- The Washington Times - Wednesday, November 16, 2016

President-elect Donald Trump’s expressed willingness to work directly with Russia could pave the way for direct talks with Syrian President Bashar Assad’s regime in the fight against Islamic State, the former head of the Turkish military said Wednesday.

Direct negotiations between the U.S. and Mr. Assad’s regime would have been unthinkable under the Obama administration, which has criticized Damascus’ brutal five-year campaign, backed by Russia, to quash rebel forces in the country and has insisted Mr. Assad must step down.

But potential talks by the incoming Trump White House, with Moscow’s blessing, could prove a major diplomatic breakthrough to end Syria’s civil war, former Chief of the Turkish Army’s General Staff Gen. Ilker Basbug told a small group of reporters on a visit to Washington Wednesday.

“The only way out of this [war] is to establish a direct dialogue” with not only Syria and Russia, but with Turkey and Iran as well, Gen. Basbug said.

“The highest priority must be given to ending the civil war” in Syria, he said, adding “there is no other option to end this crisis.”

His comments came days after Mr. Trump spoke with Russian President Vladimir Putin by phone for the first time since his victory last week.

The Trump transition team has laid out how the new administration plans to address the Syrian conflict, or any of the pressing national security matters facing the President-elect. But Mr. Trump’s outreach to Russia indicates the new occupant of the Oval Office may be willing to go much farther than President Obama in talking to all the parties fighting in Syria, Gen. Basbug said.

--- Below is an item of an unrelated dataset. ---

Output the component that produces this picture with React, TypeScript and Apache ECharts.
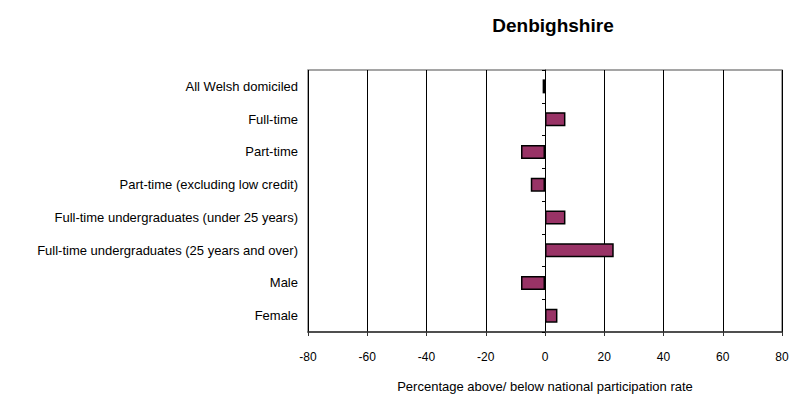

“I am more optimistic about the future of Syria” now than before the U.S. vote, Gen. Basbug said, noting the incoming commander in chief “will [likely] open links to the central Syrian government.”

When asked how the United States could open diplomatic talks with an Assad regime accused of slaughtering hundreds of thousands of Syrians in a bid to crush rebel forces, he replied: “Today, it is Assad. Tomorrow it could be someone else.”

Any path to peace must include direct negotiations “with the legal, sovereign government in Syria,” he added, whether Mr. Assad maintains his hold on power or not.

Serving as the Turkish military’s second-in-command from 2002 to 2008, Gen. Basbug was promoted to the country’s top military officer that year, a position he would hold until his retirement in 2010.

In 2012 he was charged and convicted on terrorism charges and received a life sentence. The conviction was later overturned by the Constitutional Court of Turkey, which ruled that his legal rights were violated during the trial. He was released from prison in 2014.

His comments come a day after Russian forces launched fresh airstrikes on parts of the northern Syrian city of Aleppo held by opposition rebels, breaking a three-week lull in attacks against the city.

Moscow’s use of so-called bunker-buster munitions and cluster bombs — the latter of which are banned under the international rules of war — against rebel targets in Aleppo has decimated the city, prompting outcry from the U.S. and the international community.

Thus far, the Obama White House, which has offered support for pro-Western Syrian rebel groups, has refrained from intervening in the Aleppo campaign, saying Washington’s priorities are focused on driving Islamic State from the Syrian city of Raqqa, the capital of the terror group’s so-called caliphate.

Turkey, a member of the U.S.-backed regional coalition currently battling the Islamic State, is waging its own war in Syria against Kurdish members of the People’s Protection Unit, also known as YPG.

The group, which is considered to be Washington’s main ally in the fight against Islamic State in Syria, is also the armed faction of the Kurdish Workers’ Party — a group deemed by Ankara to be on par with the Islamic State and other terrorist organizations.

On Wednesday Turkish forces pressed their advance into Syria by launching an assault on the city of al-Bab, 50 miles south of Jarbalus, where Turkish troops first moved into the country.

Army Col. John Dorian, the top U.S. spokesman for the anti-Islamic State coalition, told reporters Wednesday at the Pentagon that American commanders will not provide air support for the advancing Turkish units. American warplanes had backed Turkey’s ground forces when they moved into Jarbalus in August.

Col. Dorian declined to give specifics on why U.S. and coalition commanders refused to provide air power for the attack on al-Bab. “This is a national decision that they made” to go into al Bab, he said, adding the move was not part of the coalition’s overall battle plan.